Triple D Equipment  has been around for nearly three decades, but owner Larry DeLong has never forgotten his company’s small-business roots, The West Volusia Beacon reports.

DeLong, whose business is an authorized dealer for Stihl power tools and other outdoor equipment, such as Kubota tractors and Gravely mowers, believes it is the collective power of the many small businesses in the DeLand area that led to the city winning the title of “Best Main Street” in the recent “America’s Main Streets” contest. 

Pictured Above: Larry DeLong, left, and Cody Resciniti stand in front of a display of Stihl products recently at Triple D Equipment.

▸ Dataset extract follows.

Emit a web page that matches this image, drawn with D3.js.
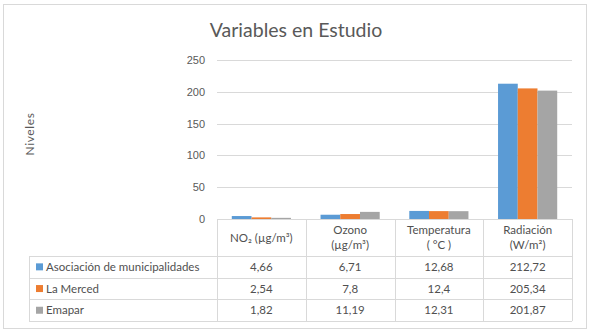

The contest was sponsored by Independent We Stand, a Stihl-backed effort that focuses on independently-owned businesses and educating people on the benefits of buying locally.

Triple D was a key supporter of the contest as the only authorized Stihl dealer in the area, but DeLong said many others share the credit.

“The recognition goes to all the small businesses around here,” DeLong said. 

DeLong strives to live up to the motto coined by his mother many years ago: “A hometown feeling.” As part of that effort over the years, DeLong has quietly supported the community, such as the local FFA chapter.

“A lot of FFA kids I helped grew up and now have kids of their own, and they come into the store and visit me,” DeLong said.

He treats employees like family, even mentoring younger males who come to work for Triple D.

“During the past 26-plus years, I’ve called the younger guys my sons,” he said, although he doesn’t have any kids of his own. “I am proud of these young men and our future, and this makes Triple D Equipment ‘A Hometown Feeling.’”

Slade Smith, for instance, started at Triple D when he was in high school.

“He got his college degree while working here, and now he’s our sales manager,” DeLong said.

One of his more recent success stories is Cody Resciniti, who was 19 when he was hired a little more than two years ago. “I have known his dad, James Resciniti, and his uncle, Jason Hunt, [since] before Cody was even born,” DeLong said. “Cody was lost and dropped out of DeLand High School. He tried working jobs, but they never worked out because he was bored.”

So when DeLong and his parts manager, Jason Panton, hired Cody Resciniti, the young man was told they would help, but he would have to earn his General Educational Development (GED) certificate within a year.

Less than a year later, Cody came to work and showed off his certificate.

“You’ve got to motivate people to do better,” DeLong said. “That’s the important thing.”

For his part, the younger Resciniti said he knew DeLong meant it when he said Cody needed the GED certificate for himself, not for the company.

“It was a tremendous weight off my shoulders,” Resciniti said. “I am very proud of that achievement.”

Resciniti said his own father is one of the best he could ever ask for, but DeLong is almost like a second father.

“He treats all of us young bucks here like his own,” he said. “He’s an awesome guy.”